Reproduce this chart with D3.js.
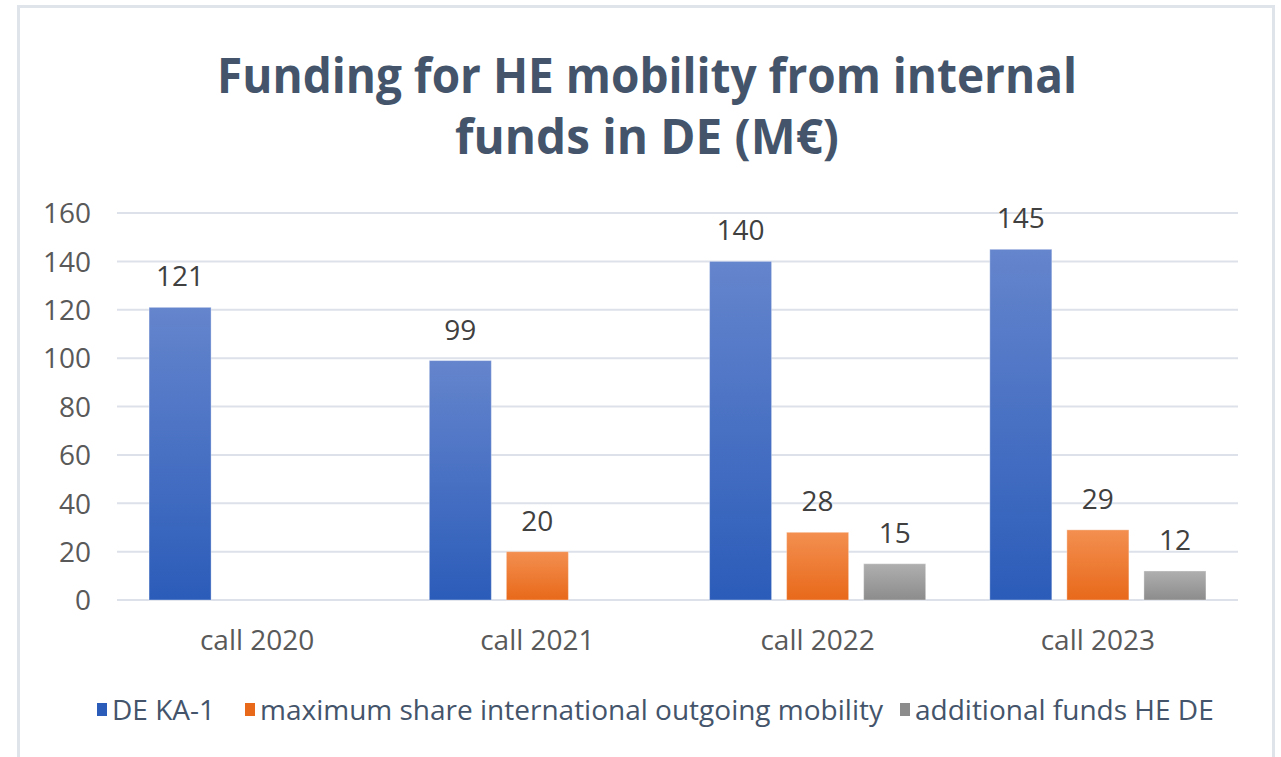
<!DOCTYPE html>
<meta charset="utf-8">
<style>
    body { margin: 0; background: #fff; }
    .chart text { font-family: "Open Sans", sans-serif; }
    .axis text { fill: #595959; font-size: 28px; }
    .label { fill: #404040; font-size: 28px; text-anchor: middle; }
    .legend text { fill: #44546A; font-size: 28px; }
</style>
<svg class="chart"></svg>
<script src="https://d3js.org/d3.v7.min.js" charset="utf-8"></script>
<script>

    var categories = ["call 2020", "call 2021", "call 2022", "call 2023"];
    var series = ["DE KA-1", "maximum share international outgoing mobility", "additional funds HE DE"];
    var deKa1 = [121, 99, 140, 145];
    var maxShare = [null, 20, 28, 29];
    var additional = [null, null, 15, 12];
    var yTicks = [0, 20, 40, 60, 80, 100, 120, 140, 160];
    var titleLines = ["Funding for HE mobility from internal", "funds in DE (M\u20ac)"];

    var width = 1281,
        height = 757;

    var colors = [
        ["#6585cd", "#2b5cb9"],
        ["#f38f50", "#e8691a"],
        ["#afafaf", "#8c8c8c"]
    ];

    var chart = d3.select(".chart")
        .attr("width", width)
        .attr("height", height);

    // gradients like the Excel fill
    var defs = chart.append("defs");
    colors.forEach(function(c, i) {
        var g = defs.append("linearGradient")
            .attr("id", "grad" + i)
            .attr("x1", 0).attr("y1", 0).attr("x2", 0).attr("y2", 1);
        g.append("stop").attr("offset", "0%").attr("stop-color", c[0]);
        g.append("stop").attr("offset", "100%").attr("stop-color", c[1]);
    });

    // frame
    chart.append("rect")
        .attr("x", 18.5).attr("y", 6.5)
        .attr("width", 1255).attr("height", 800)
        .attr("fill", "none")
        .attr("stroke", "#dfe3ea")
        .attr("stroke-width", 3);

    // title, squeezed a bit to mimic the narrower Calibri
    var titleWidths = [860, 384];
    chart.append("g")
        .selectAll("text")
        .data(titleLines)
        .enter().append("text")
        .attr("x", 647)
        .attr("y", function(d, i) { return 93 + i * 61; })
        .attr("text-anchor", "middle")
        .attr("font-size", 48)
        .attr("font-weight", "bold")
        .attr("fill", "#44546A")
        .attr("textLength", function(d, i) { return titleWidths[i]; })
        .attr("lengthAdjust", "spacingAndGlyphs")
        .text(function(d) { return d; });

    var x = d3.scaleBand()
        .domain(categories)
        .range([117, 1238]);

    var x1 = d3.scaleBand()
        .domain(d3.range(series.length))
        .range([0, x.bandwidth()])
        .paddingInner(0.195)
        .paddingOuter(0.416);

    var y = d3.scaleLinear()
        .domain([0, 160])
        .range([600, 213]);

    // gridlines
    chart.append("g")
        .selectAll("line")
        .data(yTicks)
        .enter().append("line")
        .attr("x1", 117).attr("x2", 1238)
        .attr("y1", function(d) { return y(d); })
        .attr("y2", function(d) { return y(d); })
        .attr("stroke", "#dde2ea")
        .attr("stroke-width", 2);

    var yAxis = chart.append("g")
        .attr("class", "axis")
        .attr("transform", "translate(91,0)")
        .call(d3.axisLeft(y).tickValues(yTicks).tickSize(0).tickPadding(0));
    yAxis.select(".domain").remove();
    yAxis.selectAll("text").attr("dy", "0.35em");

    var xAxis = chart.append("g")
        .attr("class", "axis")
        .attr("transform", "translate(0,650)")
        .call(d3.axisBottom(x).tickSize(0).tickPadding(0));
    xAxis.select(".domain").remove();
    xAxis.selectAll("text").attr("y", 0).attr("dy", 0);

    var values = [deKa1, maxShare, additional];
    var data = [];
    categories.forEach(function(c, ci) {
        values.forEach(function(v, si) {
            if (v[ci] != null) data.push({ cat: c, s: si, value: v[ci] });
        });
    });

    var bar = chart.append("g")
        .selectAll("g")
        .data(data)
        .enter().append("g")
        .attr("transform", function(d) { return "translate(" + (x(d.cat) + x1(d.s)) + ",0)"; });

    bar.append("rect")
        .attr("y", function(d) { return y(d.value); })
        .attr("height", function(d) { return y(0) - y(d.value); })
        .attr("width", x1.bandwidth())
        .attr("fill", function(d) { return "url(#grad" + d.s + ")"; })
        .attr("stroke", "rgba(255,255,255,0.35)")
        .attr("stroke-width", 1);

    bar.append("text")
        .attr("class", "label")
        .attr("x", x1.bandwidth() / 2)
        .attr("y", function(d) { return y(d.value) - 21; })
        .text(function(d) { return d.value; });

    // legend
    var legendX = [97, 245, 900];
    var legend = chart.append("g")
        .attr("class", "legend")
        .selectAll("g")
        .data(series)
        .enter().append("g")
        .attr("transform", function(d, i) { return "translate(" + legendX[i] + ",703)"; });

    legend.append("rect")
        .attr("width", 10).attr("height", 13)
        .attr("fill", function(d, i) { return colors[i][1]; });

    legend.append("text")
        .attr("x", 15)
        .attr("y", 7)
        .attr("dy", "0.35em")
        .text(function(d) { return d; });

</script>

**Requirements**
Restate each line from the start of the listing through the line bearing "height = 757;" word for word. Drop the pictures.

**Answer to the task**
Reproduce this chart with D3.js.
<!DOCTYPE html>
<meta charset="utf-8">
<style>
    body { margin: 0; background: #fff; }
    .chart text { font-family: "Open Sans", sans-serif; }
    .axis text { fill: #595959; font-size: 28px; }
    .label { fill: #404040; font-size: 28px; text-anchor: middle; }
    .legend text { fill: #44546A; font-size: 28px; }
</style>
<svg class="chart"></svg>
<script src="https://d3js.org/d3.v7.min.js" charset="utf-8"></script>
<script>

    var categories = ["call 2020", "call 2021", "call 2022", "call 2023"];
    var series = ["DE KA-1", "maximum share international outgoing mobility", "additional funds HE DE"];
    var deKa1 = [121, 99, 140, 145];
    var maxShare = [null, 20, 28, 29];
    var additional = [null, null, 15, 12];
    var yTicks = [0, 20, 40, 60, 80, 100, 120, 140, 160];
    var titleLines = ["Funding for HE mobility from internal", "funds in DE (M\u20ac)"];

    var width = 1281,
        height = 757;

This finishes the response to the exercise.